Signing aggregation allows multiple signers’ signatures to be combined into a single signature
Key aggregation can lower transaction fees and improve underlying scalability, because electronic signatures from a multi-signature setup occupy the same space in a block as signatures from single-party transactions. This property of Schnorr can be used to reduce the size of multi-signature payments and other transactions related to multi-signatures, such as lightning network channel transactions.
Another important feature of Schnorr signatures is their unforgeability. In the context of digital signatures, unforgeability refers to an attacker’s ability to modify a valid signature such that the modified signature remains valid and authenticates a message different from the original signature. This could cause serious problems for cryptocurrency applications, as malicious attackers could modify transaction signatures to increase the amount of funds transferred or change the recipient of funds.
Schnorr also offers many privacy advantages. It can make multi-signature schemes indistinguishable from traditional single-key ones, and Schnorr makes it more difficult for observers to distinguish between multi-signature spending and single-signature spending in on-chain activity. Additionally, in n-of-m multi-signature setups, Schnorr makes it more difficult for external observers to determine which participants signed the transaction and which did not by looking at on-chain information.
Application of Schnorr in BTC
Schnorr signatures are implemented in BIP-340 as part of the Taproot soft fork upgrade, and were activated on November 14th, 2021 at block height 709,632. Like other BTC upgrade proposals, Taproot was approved by BTC miners through a vote. Taproot is a collection of protocol improvements that introduce several new features, change the way transactions are handled on the blockchain, and enable new script capabilities. Taproot is considered one of the most significant updates to BTC since the adoption of segregated witness (SegWit) in 2017.
Schnorr makes BTC’s digital signatures faster, more secure, and easier to handle. It is worth noting that Schnorr signatures are backward compatible with BTC’s cryptographic algorithms, so they can be introduced through a soft fork upgrade.

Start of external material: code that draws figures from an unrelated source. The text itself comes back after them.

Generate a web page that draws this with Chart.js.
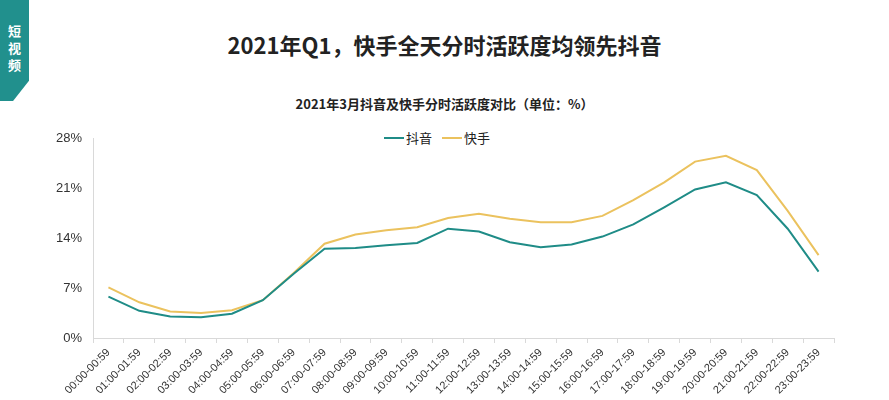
<!DOCTYPE html>
<html>
<head>
<meta charset="utf-8">
<script src="https://cdn.jsdelivr.net/npm/chart.js@4"></script>
<style>
  body { margin: 0; width: 889px; height: 400px; background: #fff; position: relative; overflow: hidden;
         font-family: "Noto Sans CJK SC", "Noto Sans", sans-serif; color: #222; }
  #badge { position: absolute; left: 0; top: 0; width: 29px; height: 101px; background: #21908d;
           clip-path: polygon(0 0, 100% 0, 100% 80%, 45% 100%, 0 100%); color: #fff;
           font-weight: bold; font-size: 13px; line-height: 17px; text-align: center; padding-top: 22px; box-sizing: border-box; }
  #title { position: absolute; top: 28px; left: 0; width: 889px; text-align: center; font-size: 22px; font-weight: bold; }
  #sub { position: absolute; top: 94px; left: 0; width: 889px; text-align: center; font-size: 13px; font-weight: bold; }
  #legend { position: absolute; top: 128px; left: 384px; font-size: 13px; display: flex; align-items: center; }
  #legend span.l { display: inline-block; width: 20px; height: 2px; margin-right: 2px; }
  #wrap { position: absolute; left: 0; top: 90px; width: 889px; height: 310px; }
</style>
</head>
<body>
<div id="badge">短<br>视<br>频</div>
<div id="title">2021年Q1，快手全天分时活跃度均领先抖音</div>
<div id="sub">2021年3月抖音及快手分时活跃度对比（单位：%）</div>
<div id="legend"><span class="l" style="background:#1f8c87"></span>抖音<span class="l" style="background:#ebc25e;margin-left:10px"></span>快手</div>
<div id="wrap"><canvas id="c"></canvas></div>
<script>
const hours = ["00:00-00:59","01:00-01:59","02:00-02:59","03:00-03:59","04:00-04:59","05:00-05:59","06:00-06:59","07:00-07:59","08:00-08:59","09:00-09:59","10:00-10:59","11:00-11:59","12:00-12:59","13:00-13:59","14:00-14:59","15:00-15:59","16:00-16:59","17:00-17:59","18:00-18:59","19:00-19:59","20:00-20:59","21:00-21:59","22:00-22:59","23:00-23:59"];
const douyin = [5.8, 3.8, 3.0, 2.9, 3.4, 5.3, 9.0, 12.5, 12.6, 13.0, 13.3, 15.3, 14.9, 13.4, 12.7, 13.1, 14.2, 15.9, 18.3, 20.8, 21.8, 20.0, 15.3, 9.3];
const kuaishou = [7.1, 5.0, 3.7, 3.5, 3.9, 5.3, 9.1, 13.2, 14.5, 15.1, 15.5, 16.8, 17.4, 16.7, 16.2, 16.2, 17.1, 19.3, 21.8, 24.7, 25.5, 23.5, 17.8, 11.6];

new Chart(document.getElementById("c"), {
    type: "line",
    data: {
        labels: hours,
        datasets: [
            { label: "抖音", data: douyin, borderColor: "#1f8c87", borderWidth: 2, pointRadius: 0, tension: 0 },
            { label: "快手", data: kuaishou, borderColor: "#ebc25e", borderWidth: 2, pointRadius: 0, tension: 0 }
        ]
    },
    options: {
        responsive: true,
        maintainAspectRatio: false,
        animation: false,
        layout: { padding: { top: 48, left: 43, right: 55 } },
        plugins: { legend: { display: false }, tooltip: { enabled: false } },
        scales: {
            x: {
                offset: true,
                grid: { drawOnChartArea: false, offset: true, tickLength: 5, color: "#d9d9d9" },
                border: { color: "#d9d9d9" },
                ticks: { maxRotation: 45, minRotation: 45, autoSkip: false, color: "#333", font: { size: 11 } },
                afterFit: s => { s.height = 62; }
            },
            y: {
                min: 0, max: 28,
                grid: { display: false },
                border: { color: "#d9d9d9" },
                ticks: { stepSize: 7, color: "#333", font: { size: 13 }, callback: v => v + "%" },
                afterFit: s => { s.width = 50; }
            }
        }
    }
});
</script>
</body>
</html>
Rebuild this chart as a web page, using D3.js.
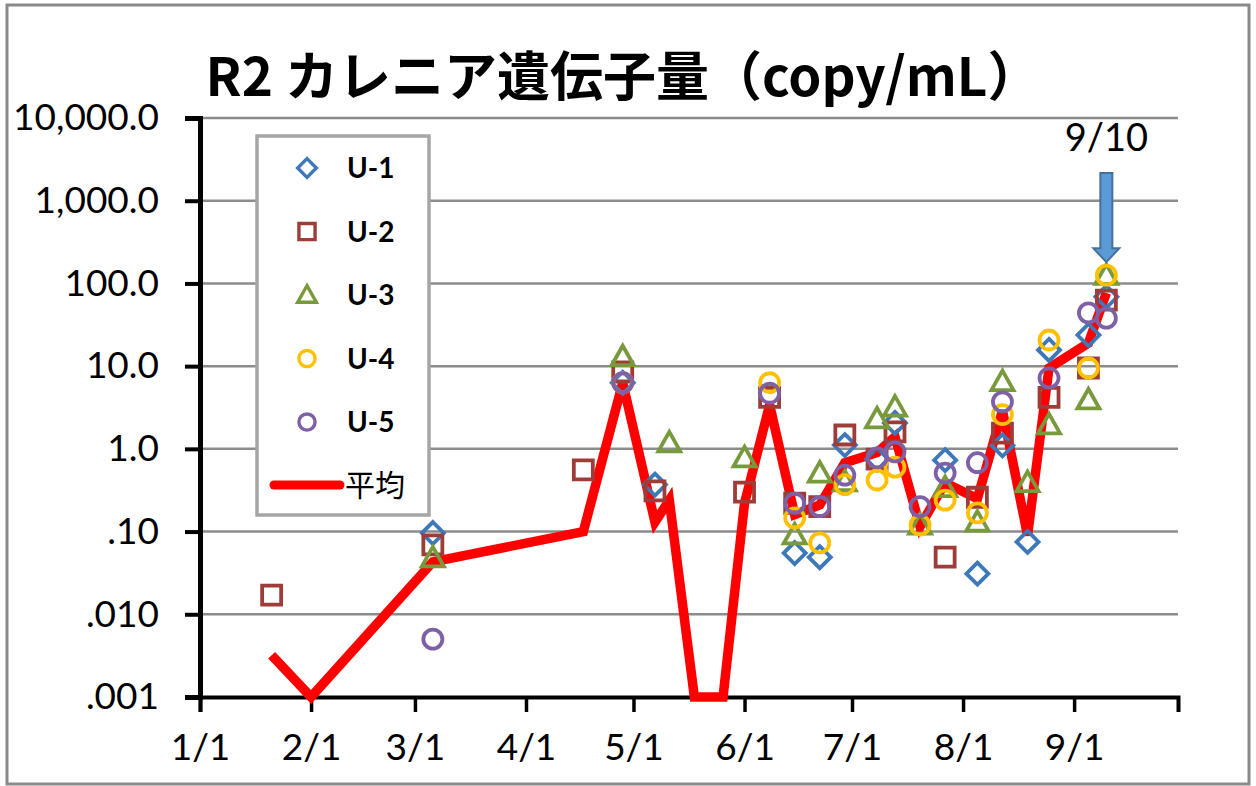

Comparison between Schnorr signatures and ECDSA
As mentioned earlier, Schnorr signatures have several advantages over ECDSA, including smaller signature size, faster verification time, and improved resistance to certain types of attacks. Schnorr signatures also allow for signature aggregation, which can reduce transaction fees and improve scalability.
It is worth noting that although Schnorr signatures may be considered more suitable for BTC, ECDSA is still widely used and considered a secure signature scheme. The choice between Schnorr signatures and ECDSA may depend on specific use cases and security requirements.